I scanned the faces in hopes to find some sort of hint as to what I am intended to do, but I just didn't know and I became frustrated and confused. I began to get upset and sought out the coach, who was already silently watching me through the crowd with everyone else.
Now, I don't remember what was said if there was anything at all, I think I just became so overwhelmed with the pressure to do something that it eventually just clicked. I suddenly knew exactly what to do. I began to smile and laugh.
"How about let's get this thing started already?!" I exclaimed as loud as I could throughout the stadium and was immediately energized with the overwhelming response. Faces beamed so brightly at me, I would've believed that magical lights turned up throughout the whole space stadium. I ran through the small crowd of audience members, across the stadium to where the rest of the classmates were lined up and in their assigned uniform, ran straight to the guy who was cheering the loudest and waving what was supposed to be my flag at me. He cheered and high fived me the moment that flag was back in my hand, and everyone went wild!
I emerged from the crowd of assigned roles and into the space between them and the audience members, holding the flag high above my head in an attempt to match their volume with how high I could reach. I jumped up and sprinted along the space between these groups of hundreds of people, high-fiving them as I passed them, being carried by their cheerful exclamations. I felt so much relief that I was finally able to fulfill my oddly cryptic role within the space stadium, and it was short-lived.
Then, I woke up.
Interpretation
The idea of being in high school again and being assigned a role there was oddly unsettling at the start. I think I felt this way when I was in my teenage years: like I was supposed to fill this role but never seemed to actually be doing what I felt I was good at or even what I wanted to be doing. I was miserable for a few reasons in my youth, and the social pressure I felt was a big one. Plus, often times when I did attempt to go after something I did enjoy or was interested in, it never seemed to work out or fulfill me in a way I needed. It also didn't help that I was so curious about many things, most of them being creative outlets, and I was limited to one thing.
On top of that, if I didn't get a solo or when I didn't make the dance team, I felt like I was being forced to turn in a different direction. I think I felt like if someone else was already doing a thing and was being celebrated for it, that meant there was no room for me to also excel at that thing or to even try it/continue it. I don't feel this way anymore, but I have been thinking a lot about my role in this world as it stands versus what kind of contribution I want to be making moving forward. I think this curiosity and this frustration of wanting to do more was demonstrated in this dream by being assigned a role that I had never even heard of before and before I even knew or asked what it was, I was turning it down because it wasn't what I was expecting. Honestly, what I want to do with my life has no set path and I think that much autonomy and freedom tends to overwhelm me a bit.
I want to talk about the symbolism of the flag as well. If you remember in the dream description, it was a red flag with little yellow stars and a yellow stripe that ran through it, horizontally. Seeing red in a dream can be associated with great passion, and seeing yellow can indicate a sense of joy and creativity.
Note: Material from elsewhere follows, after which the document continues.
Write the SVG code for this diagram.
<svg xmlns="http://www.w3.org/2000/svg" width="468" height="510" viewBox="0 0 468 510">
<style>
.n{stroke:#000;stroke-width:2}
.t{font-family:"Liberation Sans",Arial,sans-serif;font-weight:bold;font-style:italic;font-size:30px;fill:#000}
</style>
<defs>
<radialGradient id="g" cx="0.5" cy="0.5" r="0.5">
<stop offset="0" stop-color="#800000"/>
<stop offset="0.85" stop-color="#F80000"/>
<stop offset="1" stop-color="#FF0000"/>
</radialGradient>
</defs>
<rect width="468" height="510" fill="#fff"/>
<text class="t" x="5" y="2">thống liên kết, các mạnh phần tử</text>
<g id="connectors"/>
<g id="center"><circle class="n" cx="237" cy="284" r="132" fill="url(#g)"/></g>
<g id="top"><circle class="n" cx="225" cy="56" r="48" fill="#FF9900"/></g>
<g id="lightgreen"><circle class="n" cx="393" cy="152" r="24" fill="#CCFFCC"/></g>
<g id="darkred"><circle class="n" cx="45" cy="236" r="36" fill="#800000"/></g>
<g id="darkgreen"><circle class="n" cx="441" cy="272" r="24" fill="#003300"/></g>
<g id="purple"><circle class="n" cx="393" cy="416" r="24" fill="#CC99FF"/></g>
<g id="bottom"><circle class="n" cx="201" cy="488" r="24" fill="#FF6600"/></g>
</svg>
Additionally, the symbol of the flag itself is heavily associated with one's sense of identity and belonging.
I was given this flag and told to keep everyone engaged because it was my way of feeling like I belonged. By immediately shunning away the flag and interacting one by one with only people who were in the audience, I was failing to fulfill my role. Because I was not embracing my passions and doing what made me happy, I was interacting with others in a way that communicated to them that I was miserable and unfulfilled. Whether they realized it or not, people could tell I was frustrated so much so that there was nothing to even be gained by interacting with me.
I find this really interesting because I really did not talk with many people in school and I was convinced everyone just hated me. But, that wasn't the case. I was insecure, undecided, and depressed and people could feel that, again, whether they realized it or not. I have always loved singing and writing, but I wasn't investing my energy into doing either, even though I would be celebrated anytime I did share those gifts of mine. Even though they would cheer when I would raise that flag.
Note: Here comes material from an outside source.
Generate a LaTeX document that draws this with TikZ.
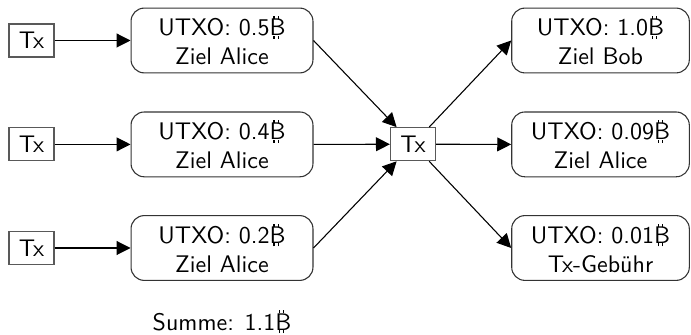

So, I think it's funny that in real life when I was in high school, I wanted to stand out and be celebrated and here I am in this dream getting frustrated that I am standing out, but inevitably used that to my advantage and ended up being celebrated. My role was to keep everyone engaged with their roles and with each other and all I needed to do was stay committed to what I am meant to do and that was enough for me to connect with and inspire everyone around me.
My 28th birthday passed a little over one month ago, and my astrology girlies will understand this is my Saturn's Return. For those of you who aren't into that shit, it basically means that I am very seriously and critically thinking about what I am doing with my life. If you are in this stage of your life and you are not doing something that fulfills you, it will cause an upset and you will feel immense pressure to make a change.
I have been itching to write and to sing my entire life and am only now growing the balls to actually write and share it with people, which is why you are reading this right now. Very soon, I can share my music with the world, too.
To conclude my interpretation of this dream, I think it was a good way for me to reflect on how much I have changed since high school. I am much more confident and healthy minded. I know there is room for all of us to be good at everything we want to be good at. I also have learned that the most important role I will ever need to fill is literally just showing up as my true and authentic self, because that alone is inspiring for anyone I will ever interact with.
~
Thank you SO MUCH for taking the time to read and consider my thoughts! Please share any thoughts you may have, follow me, shoot me a message, and maybe we can talk about some dreams you've had as well.
Toodles,
Yesenia
#dreamcore#dream interpretation#dream interpreters#parallel universe#woo woo#spirituality#follow my blog#blog#blogging#writers on tumblr#writing#writerscommunity#Saturn's Return#color symbolism#symbols#symbolism
4 notes
·
View notes
Text
Wanted to jump on here and make a positive post, since I saw a post targeting newer comic artists.
I just want to say that just because you see people talking badly about Asmundr / Home ( and yes I’m using this one as an example because it is a very popular comic. ) don’t feel discouraged. Cause the thing here is, we’ve all tried to help Kique, in the 10+ years he’s been making his series. As a new writer, you WILL learn more and more as you write and create your comics, because honestly, I can overlook A-LOT of things in a comic as long as it has a good story to follow. Art / the overall design of the comic doesn’t really matter to me, again, as long as it has a good story I can read a comic with stick figures all day lol. The problem here with Kique and why everyone rips into him, is because he is not new to this. He has been doing comics for a decade now and is only getting worse at his craft. Nobody can give him an ounce of criticism or you will be booted from his circle and possibly even banned from reading his comic. As an artist or writer who develops things for the public, you will need to expect criticism. 80% of the time it’s from other people who are genuinely trying to help. The other 20% are actual trolls, because unfortunately they’re out there. I can understand with Kique why he may feel attacked sometimes, but if someone is just pointing out something that doesn’t make sense and you give them the ban hammer, yeah, you won’t step off on the right foot with the public lol. I will say, I am trying to write a comic myself and I have spent MONTHS trying to perfect the plot before I even start on it. If you’re going to make a role play comic, that is fine, but at least specify that in your description. We all believed Kiques sequel was going to be another part of the Asmundr story, but come to find out it’s is basically the Sims game in comic / animal version lol.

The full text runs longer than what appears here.